- _Prompt_
Return, exactly as written, the lines from the one containing "Reproduce this chart with D3.js." through the one containing "27.7, 23.1, 18.5];", with both ends included.

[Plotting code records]
=====
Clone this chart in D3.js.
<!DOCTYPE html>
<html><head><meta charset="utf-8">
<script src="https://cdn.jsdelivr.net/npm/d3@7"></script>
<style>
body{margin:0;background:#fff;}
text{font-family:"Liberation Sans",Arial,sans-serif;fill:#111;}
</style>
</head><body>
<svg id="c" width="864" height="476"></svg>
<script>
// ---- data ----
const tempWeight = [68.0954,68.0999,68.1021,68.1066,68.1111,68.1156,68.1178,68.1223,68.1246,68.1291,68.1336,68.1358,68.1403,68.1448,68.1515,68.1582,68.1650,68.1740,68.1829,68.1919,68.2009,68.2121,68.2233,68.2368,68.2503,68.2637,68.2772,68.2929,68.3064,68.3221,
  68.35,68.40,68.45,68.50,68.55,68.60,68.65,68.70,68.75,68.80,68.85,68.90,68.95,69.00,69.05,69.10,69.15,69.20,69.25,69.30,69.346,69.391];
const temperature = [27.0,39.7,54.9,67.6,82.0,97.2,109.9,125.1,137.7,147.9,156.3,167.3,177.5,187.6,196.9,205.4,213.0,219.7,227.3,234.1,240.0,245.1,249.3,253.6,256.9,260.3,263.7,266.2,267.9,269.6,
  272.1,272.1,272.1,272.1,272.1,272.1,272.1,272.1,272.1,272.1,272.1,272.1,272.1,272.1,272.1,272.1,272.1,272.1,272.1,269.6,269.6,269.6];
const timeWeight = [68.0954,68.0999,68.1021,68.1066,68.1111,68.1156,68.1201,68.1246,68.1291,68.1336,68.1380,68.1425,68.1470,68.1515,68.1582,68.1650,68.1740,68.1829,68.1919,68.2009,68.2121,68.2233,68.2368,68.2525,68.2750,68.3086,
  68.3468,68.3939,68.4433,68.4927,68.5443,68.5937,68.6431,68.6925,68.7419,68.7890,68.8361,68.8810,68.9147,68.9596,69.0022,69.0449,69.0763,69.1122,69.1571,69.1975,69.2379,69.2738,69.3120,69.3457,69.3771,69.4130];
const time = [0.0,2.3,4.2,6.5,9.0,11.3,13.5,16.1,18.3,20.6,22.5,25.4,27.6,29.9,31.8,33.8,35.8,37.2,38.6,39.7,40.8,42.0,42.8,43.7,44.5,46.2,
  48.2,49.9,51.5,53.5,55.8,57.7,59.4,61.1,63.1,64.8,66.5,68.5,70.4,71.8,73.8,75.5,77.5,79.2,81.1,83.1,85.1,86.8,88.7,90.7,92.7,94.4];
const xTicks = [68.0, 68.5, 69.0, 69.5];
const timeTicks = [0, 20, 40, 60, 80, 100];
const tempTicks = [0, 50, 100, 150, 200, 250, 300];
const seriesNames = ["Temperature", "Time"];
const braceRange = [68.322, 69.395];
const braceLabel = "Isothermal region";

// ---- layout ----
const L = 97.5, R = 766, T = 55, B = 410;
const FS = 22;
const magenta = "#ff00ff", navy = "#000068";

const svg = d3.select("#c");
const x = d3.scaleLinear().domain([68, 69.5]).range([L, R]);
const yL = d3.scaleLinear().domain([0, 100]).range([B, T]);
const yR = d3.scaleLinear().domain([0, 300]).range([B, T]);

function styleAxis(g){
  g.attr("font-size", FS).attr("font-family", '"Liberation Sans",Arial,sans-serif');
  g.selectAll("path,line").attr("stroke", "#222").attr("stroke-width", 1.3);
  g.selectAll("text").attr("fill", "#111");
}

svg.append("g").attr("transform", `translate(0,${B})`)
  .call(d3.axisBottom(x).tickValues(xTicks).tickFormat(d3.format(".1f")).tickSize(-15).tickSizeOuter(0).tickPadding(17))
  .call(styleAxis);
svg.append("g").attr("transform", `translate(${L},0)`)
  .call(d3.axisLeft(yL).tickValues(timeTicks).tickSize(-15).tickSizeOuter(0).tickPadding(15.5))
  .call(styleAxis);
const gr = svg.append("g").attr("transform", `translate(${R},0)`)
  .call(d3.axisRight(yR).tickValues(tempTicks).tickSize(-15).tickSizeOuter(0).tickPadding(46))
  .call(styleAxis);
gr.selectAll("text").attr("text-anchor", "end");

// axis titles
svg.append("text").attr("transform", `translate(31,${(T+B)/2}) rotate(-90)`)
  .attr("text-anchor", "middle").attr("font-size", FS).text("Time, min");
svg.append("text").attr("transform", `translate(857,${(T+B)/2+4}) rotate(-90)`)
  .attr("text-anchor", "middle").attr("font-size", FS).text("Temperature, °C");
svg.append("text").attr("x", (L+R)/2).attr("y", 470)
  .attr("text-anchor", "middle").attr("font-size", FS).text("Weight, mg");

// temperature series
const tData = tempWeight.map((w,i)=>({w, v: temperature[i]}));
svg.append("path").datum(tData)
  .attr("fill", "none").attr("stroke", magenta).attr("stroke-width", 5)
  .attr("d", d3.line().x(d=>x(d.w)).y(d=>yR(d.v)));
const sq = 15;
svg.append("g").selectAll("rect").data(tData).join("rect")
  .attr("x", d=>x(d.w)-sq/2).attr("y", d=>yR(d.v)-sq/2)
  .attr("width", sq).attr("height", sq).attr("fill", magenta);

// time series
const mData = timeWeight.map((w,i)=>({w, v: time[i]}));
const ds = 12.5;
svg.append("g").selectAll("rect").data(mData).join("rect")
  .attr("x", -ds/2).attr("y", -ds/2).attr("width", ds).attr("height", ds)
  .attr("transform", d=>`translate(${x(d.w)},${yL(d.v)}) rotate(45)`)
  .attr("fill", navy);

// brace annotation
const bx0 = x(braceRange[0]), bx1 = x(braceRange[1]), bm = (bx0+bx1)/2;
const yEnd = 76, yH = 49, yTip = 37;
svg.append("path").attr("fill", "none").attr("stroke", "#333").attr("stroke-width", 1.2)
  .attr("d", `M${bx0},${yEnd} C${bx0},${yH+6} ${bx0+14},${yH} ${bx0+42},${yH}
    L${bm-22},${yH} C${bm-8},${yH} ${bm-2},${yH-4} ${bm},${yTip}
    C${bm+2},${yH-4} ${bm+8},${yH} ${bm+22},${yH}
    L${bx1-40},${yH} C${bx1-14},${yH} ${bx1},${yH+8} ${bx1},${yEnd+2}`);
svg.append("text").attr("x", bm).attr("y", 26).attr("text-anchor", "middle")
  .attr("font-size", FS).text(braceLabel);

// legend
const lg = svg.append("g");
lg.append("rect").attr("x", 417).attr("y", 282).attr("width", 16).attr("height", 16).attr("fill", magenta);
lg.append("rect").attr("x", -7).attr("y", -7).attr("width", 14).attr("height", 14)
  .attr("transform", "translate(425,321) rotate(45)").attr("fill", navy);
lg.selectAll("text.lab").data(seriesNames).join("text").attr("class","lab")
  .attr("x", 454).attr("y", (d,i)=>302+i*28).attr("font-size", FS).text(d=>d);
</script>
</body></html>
=====
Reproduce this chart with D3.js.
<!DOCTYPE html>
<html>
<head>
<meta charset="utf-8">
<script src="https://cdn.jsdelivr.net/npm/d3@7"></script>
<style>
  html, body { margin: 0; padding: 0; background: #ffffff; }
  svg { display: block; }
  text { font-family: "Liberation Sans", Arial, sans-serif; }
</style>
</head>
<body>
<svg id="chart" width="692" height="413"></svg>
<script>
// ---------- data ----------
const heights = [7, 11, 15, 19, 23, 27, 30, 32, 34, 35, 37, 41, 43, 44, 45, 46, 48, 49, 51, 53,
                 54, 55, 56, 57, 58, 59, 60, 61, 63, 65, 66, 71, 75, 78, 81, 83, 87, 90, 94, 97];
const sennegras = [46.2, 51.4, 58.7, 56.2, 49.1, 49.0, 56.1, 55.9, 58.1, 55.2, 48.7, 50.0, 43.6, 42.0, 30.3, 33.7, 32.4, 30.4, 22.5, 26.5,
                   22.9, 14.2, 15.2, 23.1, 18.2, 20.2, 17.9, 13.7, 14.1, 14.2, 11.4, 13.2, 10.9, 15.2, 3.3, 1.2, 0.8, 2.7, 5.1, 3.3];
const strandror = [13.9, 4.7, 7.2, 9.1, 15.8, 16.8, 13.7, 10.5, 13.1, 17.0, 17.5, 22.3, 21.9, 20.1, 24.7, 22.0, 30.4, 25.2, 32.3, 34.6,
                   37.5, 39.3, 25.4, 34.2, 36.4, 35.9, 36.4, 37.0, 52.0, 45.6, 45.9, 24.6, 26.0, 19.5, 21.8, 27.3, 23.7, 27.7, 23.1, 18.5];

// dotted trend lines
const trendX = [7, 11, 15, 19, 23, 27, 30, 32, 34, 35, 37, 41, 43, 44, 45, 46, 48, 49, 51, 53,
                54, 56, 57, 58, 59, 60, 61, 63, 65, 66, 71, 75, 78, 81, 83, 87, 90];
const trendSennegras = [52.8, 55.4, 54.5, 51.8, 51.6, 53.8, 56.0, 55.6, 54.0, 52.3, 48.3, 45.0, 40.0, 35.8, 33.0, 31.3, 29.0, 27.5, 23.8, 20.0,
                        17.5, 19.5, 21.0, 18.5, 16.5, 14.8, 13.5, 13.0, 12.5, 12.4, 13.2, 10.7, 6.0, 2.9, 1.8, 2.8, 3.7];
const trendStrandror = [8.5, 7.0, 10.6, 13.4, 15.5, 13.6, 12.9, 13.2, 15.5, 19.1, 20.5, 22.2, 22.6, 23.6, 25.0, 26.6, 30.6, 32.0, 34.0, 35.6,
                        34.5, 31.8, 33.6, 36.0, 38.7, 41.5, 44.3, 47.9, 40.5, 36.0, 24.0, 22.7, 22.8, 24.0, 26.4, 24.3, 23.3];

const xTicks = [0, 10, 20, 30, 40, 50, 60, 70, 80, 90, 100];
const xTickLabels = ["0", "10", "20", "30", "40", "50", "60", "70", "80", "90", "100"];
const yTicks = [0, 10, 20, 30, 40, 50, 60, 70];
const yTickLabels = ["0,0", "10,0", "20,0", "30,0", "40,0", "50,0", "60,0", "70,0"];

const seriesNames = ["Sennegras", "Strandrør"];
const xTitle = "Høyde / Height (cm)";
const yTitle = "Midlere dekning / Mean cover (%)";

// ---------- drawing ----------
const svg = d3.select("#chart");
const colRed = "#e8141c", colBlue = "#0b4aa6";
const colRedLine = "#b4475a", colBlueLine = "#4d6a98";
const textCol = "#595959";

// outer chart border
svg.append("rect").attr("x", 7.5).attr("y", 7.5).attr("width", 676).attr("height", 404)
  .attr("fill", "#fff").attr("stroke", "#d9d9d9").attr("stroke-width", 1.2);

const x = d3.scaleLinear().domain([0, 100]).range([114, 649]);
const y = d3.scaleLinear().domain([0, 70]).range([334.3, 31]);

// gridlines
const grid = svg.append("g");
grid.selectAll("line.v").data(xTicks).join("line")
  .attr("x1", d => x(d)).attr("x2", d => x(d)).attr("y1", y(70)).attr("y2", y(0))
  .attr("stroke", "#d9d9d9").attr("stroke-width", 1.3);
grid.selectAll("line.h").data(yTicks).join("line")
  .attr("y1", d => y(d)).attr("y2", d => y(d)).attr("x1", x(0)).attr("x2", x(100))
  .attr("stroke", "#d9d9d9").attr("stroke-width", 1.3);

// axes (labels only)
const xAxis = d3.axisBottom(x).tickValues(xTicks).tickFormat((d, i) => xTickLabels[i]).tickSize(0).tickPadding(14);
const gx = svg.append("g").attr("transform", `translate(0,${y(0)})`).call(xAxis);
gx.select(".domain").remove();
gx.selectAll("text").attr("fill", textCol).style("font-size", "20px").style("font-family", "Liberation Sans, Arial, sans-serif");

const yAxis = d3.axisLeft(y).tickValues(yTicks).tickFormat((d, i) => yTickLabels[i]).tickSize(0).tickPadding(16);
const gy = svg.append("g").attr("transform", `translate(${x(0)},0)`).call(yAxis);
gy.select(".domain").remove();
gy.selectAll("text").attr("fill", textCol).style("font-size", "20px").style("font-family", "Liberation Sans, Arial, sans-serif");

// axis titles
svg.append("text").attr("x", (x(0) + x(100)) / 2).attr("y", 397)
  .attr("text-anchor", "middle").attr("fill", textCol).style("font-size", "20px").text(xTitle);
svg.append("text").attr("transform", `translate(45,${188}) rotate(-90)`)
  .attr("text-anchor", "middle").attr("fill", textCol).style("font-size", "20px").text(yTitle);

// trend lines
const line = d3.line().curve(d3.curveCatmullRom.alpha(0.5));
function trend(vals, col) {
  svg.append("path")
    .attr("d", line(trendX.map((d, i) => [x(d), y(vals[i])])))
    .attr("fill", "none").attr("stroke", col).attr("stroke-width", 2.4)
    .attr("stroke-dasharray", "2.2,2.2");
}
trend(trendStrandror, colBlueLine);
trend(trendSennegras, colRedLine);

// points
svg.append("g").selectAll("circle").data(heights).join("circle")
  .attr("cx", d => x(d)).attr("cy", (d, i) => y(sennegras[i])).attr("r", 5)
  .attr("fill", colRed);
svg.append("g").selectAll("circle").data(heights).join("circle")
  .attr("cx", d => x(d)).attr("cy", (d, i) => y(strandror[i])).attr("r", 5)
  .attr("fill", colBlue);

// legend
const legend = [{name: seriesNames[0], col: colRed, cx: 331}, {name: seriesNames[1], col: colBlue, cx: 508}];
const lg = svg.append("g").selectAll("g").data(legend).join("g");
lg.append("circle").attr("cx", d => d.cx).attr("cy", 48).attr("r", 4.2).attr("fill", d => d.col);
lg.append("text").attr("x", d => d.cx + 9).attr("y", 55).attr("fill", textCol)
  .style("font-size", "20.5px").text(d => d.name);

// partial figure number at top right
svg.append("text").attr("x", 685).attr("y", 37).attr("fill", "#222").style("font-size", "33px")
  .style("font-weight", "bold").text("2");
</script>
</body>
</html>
=====
- _Written solution_
Reproduce this chart with D3.js.
<!DOCTYPE html>
<html>
<head>
<meta charset="utf-8">
<script src="https://cdn.jsdelivr.net/npm/d3@7"></script>
<style>
  html, body { margin: 0; padding: 0; background: #ffffff; }
  svg { display: block; }
  text { font-family: "Liberation Sans", Arial, sans-serif; }
</style>
</head>
<body>
<svg id="chart" width="692" height="413"></svg>
<script>
// ---------- data ----------
const heights = [7, 11, 15, 19, 23, 27, 30, 32, 34, 35, 37, 41, 43, 44, 45, 46, 48, 49, 51, 53,
                 54, 55, 56, 57, 58, 59, 60, 61, 63, 65, 66, 71, 75, 78, 81, 83, 87, 90, 94, 97];
const sennegras = [46.2, 51.4, 58.7, 56.2, 49.1, 49.0, 56.1, 55.9, 58.1, 55.2, 48.7, 50.0, 43.6, 42.0, 30.3, 33.7, 32.4, 30.4, 22.5, 26.5,
                   22.9, 14.2, 15.2, 23.1, 18.2, 20.2, 17.9, 13.7, 14.1, 14.2, 11.4, 13.2, 10.9, 15.2, 3.3, 1.2, 0.8, 2.7, 5.1, 3.3];
const strandror = [13.9, 4.7, 7.2, 9.1, 15.8, 16.8, 13.7, 10.5, 13.1, 17.0, 17.5, 22.3, 21.9, 20.1, 24.7, 22.0, 30.4, 25.2, 32.3, 34.6,
                   37.5, 39.3, 25.4, 34.2, 36.4, 35.9, 36.4, 37.0, 52.0, 45.6, 45.9, 24.6, 26.0, 19.5, 21.8, 27.3, 23.7, 27.7, 23.1, 18.5];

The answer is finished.